- TASK:
Count how many lines of the material below have the word "React" and give only the number.

- INFORMATION SUPPLIED:
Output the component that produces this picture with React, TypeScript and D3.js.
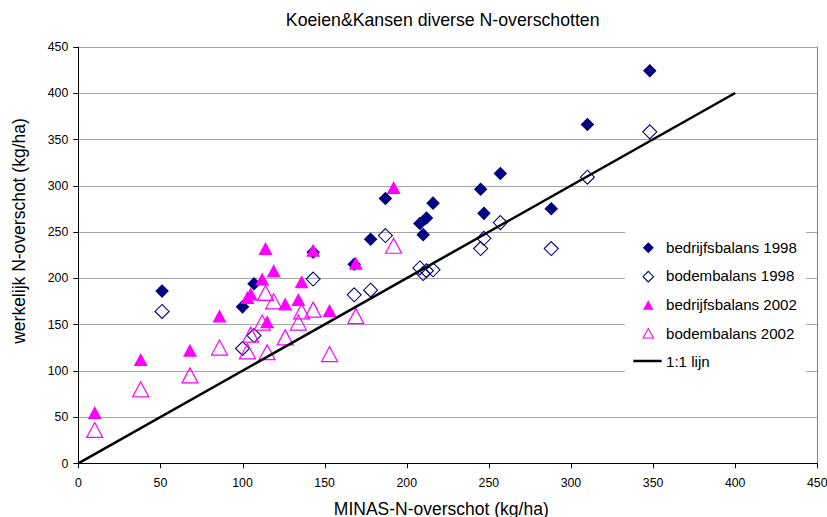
import React from "react";
import * as d3 from "d3";

const title = "Koeien&Kansen diverse N-overschotten";
const xTitle = "MINAS-N-overschot (kg/ha)";
const yTitle = "werkelijk N-overschot (kg/ha)";

const xTicks = [0, 50, 100, 150, 200, 250, 300, 350, 400, 450];
const yTicks = [0, 50, 100, 150, 200, 250, 300, 350, 400, 450];

const minas1998 = [51, 100, 107, 143, 168, 178, 187, 208, 210, 212, 216, 245, 247, 257, 288, 310, 348];
const bedrijfs1998 = [186, 169, 194, 228, 215, 242, 286, 259, 247, 265, 281, 296, 270, 313, 275, 366, 424];
const bodem1998 = [164, 124, 138, 199, 182, 187, 246, 211, 205, 208, 209, 232, 243, 260, 232, 309, 358];

const minas2002 = [10, 38, 68, 86, 103, 105, 112, 114, 115, 119, 126, 134, 136, 143, 153, 169, 192];
const bedrijfs2002 = [55, 112, 122, 159, 179, 183, 199, 232, 153, 208, 172, 177, 196, 230, 165, 216, 298];
const bodem2002 = [36, 80, 95, 125, 121, 139, 152, 184, 120, 175, 136, 152, 164, 166, 118, 159, 235];

const lineX = [0, 400];
const lineY = [0, 400];

const legendLabels = ["bedrijfsbalans 1998", "bodembalans 1998", "bedrijfsbalans 2002", "bodembalans 2002", "1:1 lijn"];

const NAVY = "#000080";
const MAGENTA = "#FF00FF";

const diamond = (r: number) => `M0,${-r}L${r},0L0,${r}L${-r},0Z`;
const triangle = (w: number, h: number) => `M0,${-h / 2}L${w / 2},${h / 2}L${-w / 2},${h / 2}Z`;

export default function App() {
  const W = 827, H = 517;
  const x = d3.scaleLinear().domain([0, 450]).range([78.3, 817.3]);
  const y = d3.scaleLinear().domain([0, 450]).range([463.3, 46.7]);
  const font = "Arial, 'Liberation Sans', Helvetica, sans-serif";
  const line = d3.line<number>().x((d) => x(lineX[d])).y((d) => y(lineY[d]));

  const legX = 625, legY = 231, legW = 181, legH = 141;
  const markY = [247.7, 276.7, 305, 333.3, 361];
  const textY = [252.5, 281.3, 310, 338.6, 366.8];

  return (
    <svg width={W} height={H} style={{ position: "absolute", left: 0, top: 0, background: "#fff" }} fontFamily={font}>
      <rect width={W} height={H} fill="#fff" />
      <text x={442.7} y={26} textAnchor="middle" fontSize={17.7} fill="#000">{title}</text>
      {/* gridlines */}
      {yTicks.filter((t) => t > 0).map((t) => (
        <line key={"g" + t} x1={x(0)} x2={x(450)} y1={Math.round(y(t)) + 0.5} y2={Math.round(y(t)) + 0.5} stroke="#a6a6a6" strokeWidth={1} />
      ))}
      {/* right border */}
      <line x1={Math.round(x(450)) + 0.5} x2={Math.round(x(450)) + 0.5} y1={y(450)} y2={y(0)} stroke="#808080" strokeWidth={1} />
      {/* axes */}
      <line x1={Math.round(x(0)) + 0.5} x2={Math.round(x(0)) + 0.5} y1={y(450)} y2={y(0) + 0.5} stroke="#000" strokeWidth={1} />
      <line x1={x(0)} x2={x(450)} y1={Math.round(y(0)) + 0.5} y2={Math.round(y(0)) + 0.5} stroke="#000" strokeWidth={1} />
      {yTicks.map((t) => (
        <g key={"yt" + t}>
          <line x1={x(0) - 5} x2={x(0)} y1={Math.round(y(t)) + 0.5} y2={Math.round(y(t)) + 0.5} stroke="#000" />
          <text x={x(0) - 10} y={y(t) + 4.3} textAnchor="end" fontSize={12.3} fill="#000">{t}</text>
        </g>
      ))}
      {xTicks.map((t) => (
        <g key={"xt" + t}>
          <line x1={Math.round(x(t)) + 0.5} x2={Math.round(x(t)) + 0.5} y1={y(0)} y2={y(0) + 5} stroke="#000" />
          <text x={x(t)} y={y(0) + 24} textAnchor="middle" fontSize={12.3} fill="#000">{t}</text>
        </g>
      ))}
      <text x={441.3} y={514.5} textAnchor="middle" fontSize={17.5} fill="#000">{xTitle}</text>
      <text transform={`translate(25,231) rotate(-90)`} textAnchor="middle" fontSize={17.5} fill="#000">{yTitle}</text>

      {/* series */}
      {minas1998.map((v, i) => (
        <path key={"a" + i} d={diamond(6.8)} transform={`translate(${x(v)},${y(bedrijfs1998[i])})`} fill={NAVY} />
      ))}
      {minas1998.map((v, i) => (
        <path key={"b" + i} d={diamond(7)} transform={`translate(${x(v)},${y(bodem1998[i])})`} fill="none" stroke={NAVY} strokeWidth={1.1} />
      ))}
      {minas2002.map((v, i) => (
        <path key={"c" + i} d={triangle(14, 13)} transform={`translate(${x(v)},${y(bedrijfs2002[i])})`} fill={MAGENTA} />
      ))}
      {minas2002.map((v, i) => (
        <path key={"d" + i} d={triangle(16, 15)} transform={`translate(${x(v)},${y(bodem2002[i])})`} fill="none" stroke={MAGENTA} strokeWidth={1.2} />
      ))}
      <path d={line([0, 1]) || ""} stroke="#000" strokeWidth={2.5} fill="none" />

      {/* legend */}
      <rect x={legX} y={legY} width={legW} height={legH} fill="#fff" />
      <path d={diamond(5.5)} transform={`translate(648.3,${markY[0]})`} fill={NAVY} />
      <path d={diamond(5.3)} transform={`translate(648.3,${markY[1]})`} fill="none" stroke={NAVY} strokeWidth={1.1} />
      <path d={triangle(10.5, 9.5)} transform={`translate(648.3,${markY[2]})`} fill={MAGENTA} />
      <path d={triangle(10.5, 9.5)} transform={`translate(648.3,${markY[3]})`} fill="none" stroke={MAGENTA} strokeWidth={1.1} />
      <line x1={633.3} x2={661.7} y1={markY[4]} y2={markY[4]} stroke="#000" strokeWidth={2.5} />
      {legendLabels.map((l, i) => (
        <text key={"l" + i} x={666} y={textY[i]} fontSize={15.1} fill="#000">{l}</text>
      ))}
    </svg>
  );
}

- WRITTEN ANSWER:
2